- [Problem requirements]: Retype the lines beneath this one, from the first through the line containing "analytical_c = [1.0, 1.0, 0.0, 0.0]". Pictures are left out.

- [Data extract]:
··········
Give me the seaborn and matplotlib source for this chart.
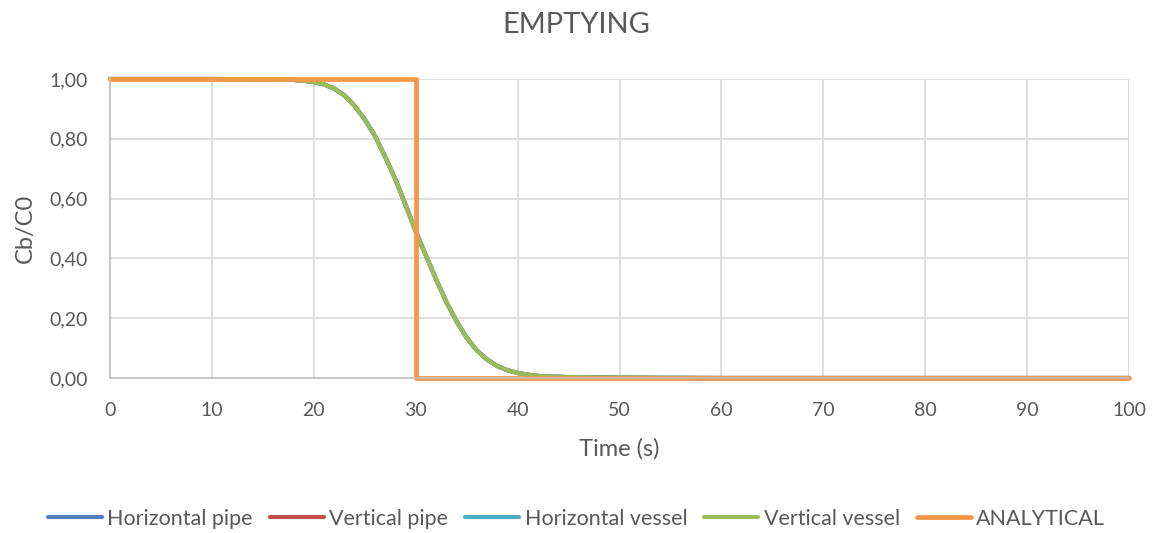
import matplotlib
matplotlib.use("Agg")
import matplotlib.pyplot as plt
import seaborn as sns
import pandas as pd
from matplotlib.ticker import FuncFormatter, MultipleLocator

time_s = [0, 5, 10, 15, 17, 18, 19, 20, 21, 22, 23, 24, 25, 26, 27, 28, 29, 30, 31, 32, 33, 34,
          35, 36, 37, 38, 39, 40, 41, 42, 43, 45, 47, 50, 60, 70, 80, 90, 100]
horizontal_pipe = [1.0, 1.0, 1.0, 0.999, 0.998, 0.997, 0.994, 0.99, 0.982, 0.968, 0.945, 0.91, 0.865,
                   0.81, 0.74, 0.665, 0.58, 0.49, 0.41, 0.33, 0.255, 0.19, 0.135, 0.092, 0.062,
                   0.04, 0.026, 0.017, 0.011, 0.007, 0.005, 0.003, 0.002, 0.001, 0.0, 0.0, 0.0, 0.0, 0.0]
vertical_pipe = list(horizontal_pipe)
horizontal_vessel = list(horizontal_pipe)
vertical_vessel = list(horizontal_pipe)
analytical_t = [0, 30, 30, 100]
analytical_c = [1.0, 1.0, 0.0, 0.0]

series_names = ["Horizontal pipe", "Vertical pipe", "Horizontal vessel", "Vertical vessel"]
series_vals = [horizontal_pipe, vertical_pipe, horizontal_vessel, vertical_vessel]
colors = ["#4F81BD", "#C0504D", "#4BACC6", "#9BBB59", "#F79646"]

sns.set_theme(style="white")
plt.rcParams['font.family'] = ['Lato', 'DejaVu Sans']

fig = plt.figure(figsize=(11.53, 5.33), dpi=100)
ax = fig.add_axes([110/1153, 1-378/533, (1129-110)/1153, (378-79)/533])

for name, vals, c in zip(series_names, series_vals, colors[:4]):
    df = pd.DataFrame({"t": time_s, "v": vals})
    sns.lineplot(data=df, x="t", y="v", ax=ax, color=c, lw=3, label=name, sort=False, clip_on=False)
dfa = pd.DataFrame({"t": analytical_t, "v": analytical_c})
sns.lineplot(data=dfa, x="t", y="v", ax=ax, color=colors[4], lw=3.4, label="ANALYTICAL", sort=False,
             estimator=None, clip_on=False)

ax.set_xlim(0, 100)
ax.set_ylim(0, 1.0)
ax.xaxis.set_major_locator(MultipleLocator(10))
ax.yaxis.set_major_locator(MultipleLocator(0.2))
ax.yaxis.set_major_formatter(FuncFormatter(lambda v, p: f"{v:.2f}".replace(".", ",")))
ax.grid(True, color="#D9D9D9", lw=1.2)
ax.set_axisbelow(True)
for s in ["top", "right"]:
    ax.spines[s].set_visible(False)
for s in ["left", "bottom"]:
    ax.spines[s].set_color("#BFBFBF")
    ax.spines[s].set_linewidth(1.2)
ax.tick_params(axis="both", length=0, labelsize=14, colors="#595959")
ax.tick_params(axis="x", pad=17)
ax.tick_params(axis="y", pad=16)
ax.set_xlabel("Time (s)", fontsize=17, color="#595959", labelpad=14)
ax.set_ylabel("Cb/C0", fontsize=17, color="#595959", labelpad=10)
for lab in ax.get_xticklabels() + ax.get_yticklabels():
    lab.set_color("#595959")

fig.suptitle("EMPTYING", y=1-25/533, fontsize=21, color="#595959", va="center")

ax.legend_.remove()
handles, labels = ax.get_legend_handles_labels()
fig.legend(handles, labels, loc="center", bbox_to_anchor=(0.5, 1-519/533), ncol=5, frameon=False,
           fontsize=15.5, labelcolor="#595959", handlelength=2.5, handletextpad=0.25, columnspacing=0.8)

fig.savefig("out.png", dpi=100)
··········
- [Expected answer]:
Give me the seaborn and matplotlib source for this chart.
import matplotlib
matplotlib.use("Agg")
import matplotlib.pyplot as plt
import seaborn as sns
import pandas as pd
from matplotlib.ticker import FuncFormatter, MultipleLocator

time_s = [0, 5, 10, 15, 17, 18, 19, 20, 21, 22, 23, 24, 25, 26, 27, 28, 29, 30, 31, 32, 33, 34,
          35, 36, 37, 38, 39, 40, 41, 42, 43, 45, 47, 50, 60, 70, 80, 90, 100]
horizontal_pipe = [1.0, 1.0, 1.0, 0.999, 0.998, 0.997, 0.994, 0.99, 0.982, 0.968, 0.945, 0.91, 0.865,
                   0.81, 0.74, 0.665, 0.58, 0.49, 0.41, 0.33, 0.255, 0.19, 0.135, 0.092, 0.062,
                   0.04, 0.026, 0.017, 0.011, 0.007, 0.005, 0.003, 0.002, 0.001, 0.0, 0.0, 0.0, 0.0, 0.0]
vertical_pipe = list(horizontal_pipe)
horizontal_vessel = list(horizontal_pipe)
vertical_vessel = list(horizontal_pipe)
analytical_t = [0, 30, 30, 100]
analytical_c = [1.0, 1.0, 0.0, 0.0]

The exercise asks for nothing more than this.